Golden Sibanda Senior Business Reporter
Zimbabwe’s largest platinum group metals (PGMs) producer, Zimplats Holdings, says it is interrogating the feasibility of constructing a 160 megawatts solar power plant to guarantee uninterrupted and affordable power supplies to the group’s operations.
South Africa’s Impala Platinum (Implats) subsidiary also said excess power would be channelled to the national grid, which currently faces a supply deficit due to critically low water levels at Kariba Dam and technical issues blighting Hwange Power Station.
PGMs are Zimbabwe’s second largest mineral export earner after gold and together the minerals generate over 60 percent of the country’s annual mineral export earnings. In 2019, Zimbabwe earned US$4,7 billion from exporting minerals.
“Zimplats is investigating the possibility of establishing a 160MW solar power station in an effort to ensure affordable, uninterrupted power supply to our operations and support Government’s thrust on industrial linkages,” Zimplats said in an emailed response to questions.
The PGM’s miner said it was still determining intricate details of the planned project, to be confirmed through a feasibility study to be completed by end of next month.
“The company through its technical partners is conducting a feasibility study which will determine the total project cost, scope, risk, funding strategy and timelines for completion.
“The feasibility study will be complete by July 2019,” Zimplats said.
The company would also not say where the solar power plant would be located, but Zimbabwe is generally known to have excellent solar radiation conditions throughout the year across most parts of country.

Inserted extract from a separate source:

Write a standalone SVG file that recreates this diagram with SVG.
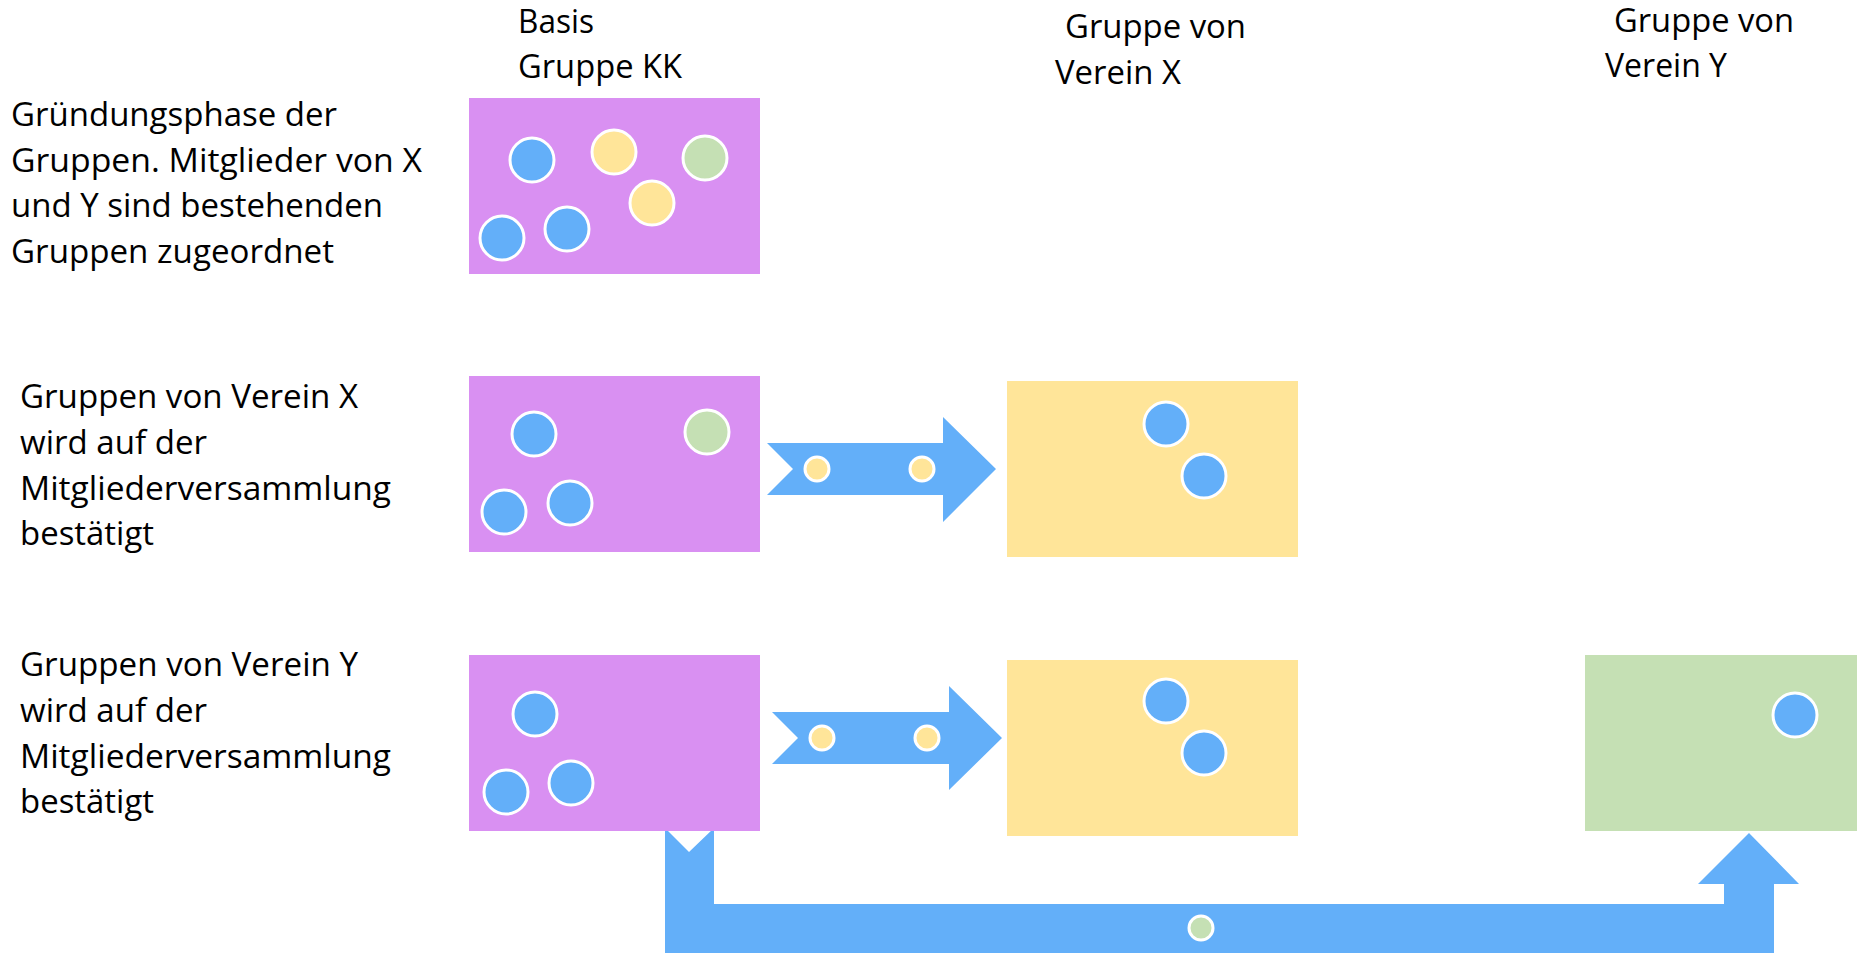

Zimplats’ business is the mining, processing and production of platinum group metals (PGM) and associated base metals from the Great Dyke deposits in Zimbabwe, a mineral rich belt, which cut across the country.
The group’s four underground mines are operating at full production while a fifth replacement mine is being constructed at a cost of US$265 million to replace two older mines whose ore reserves are nearing depletion.
Production from the mining operations is processed by three concentrator plants (one at Selous and two at Ngezi), before the concentrate is further refined at the Selous Metallurgical Complex, where the operating smelter and mothballed refinery is located.
Zimplats is currently operating at its full name-plate design capacity of 6,2 million tonnes of ore per annum.
The platinum mining group is 87 percent owned by Impala Platinum of South Africa and is listed on the Australia Stock Exchange (ASX).
The plans by Zimplats to build a solar plant come at a time Zimbabwe is experiencing acute shortage of power which has spawned rolling power cuts, especially for domestic industry and other non-essential activities to prioritise key productive industries.
Zimbabwe has three operational platinum group metal companies, Zimplats and Mimosa Mining Company and Unki Mine, which are controlled by South African mining giants, Implats and Sibanye Stillwater, respectively and Anglo-American unit, Unki Mines.
The country also has the second biggest know deposits of platinum after South Africa and comes third in production after the neighbour and Europe’s Russia.
Experts say Zimbabwe, currently constituting 5 percent of global platinum production, has potential to account for 20-25 percent of global platinum group metal output, if it reaches its target of 50 000 tonnes by 2030, as envisioned by Government.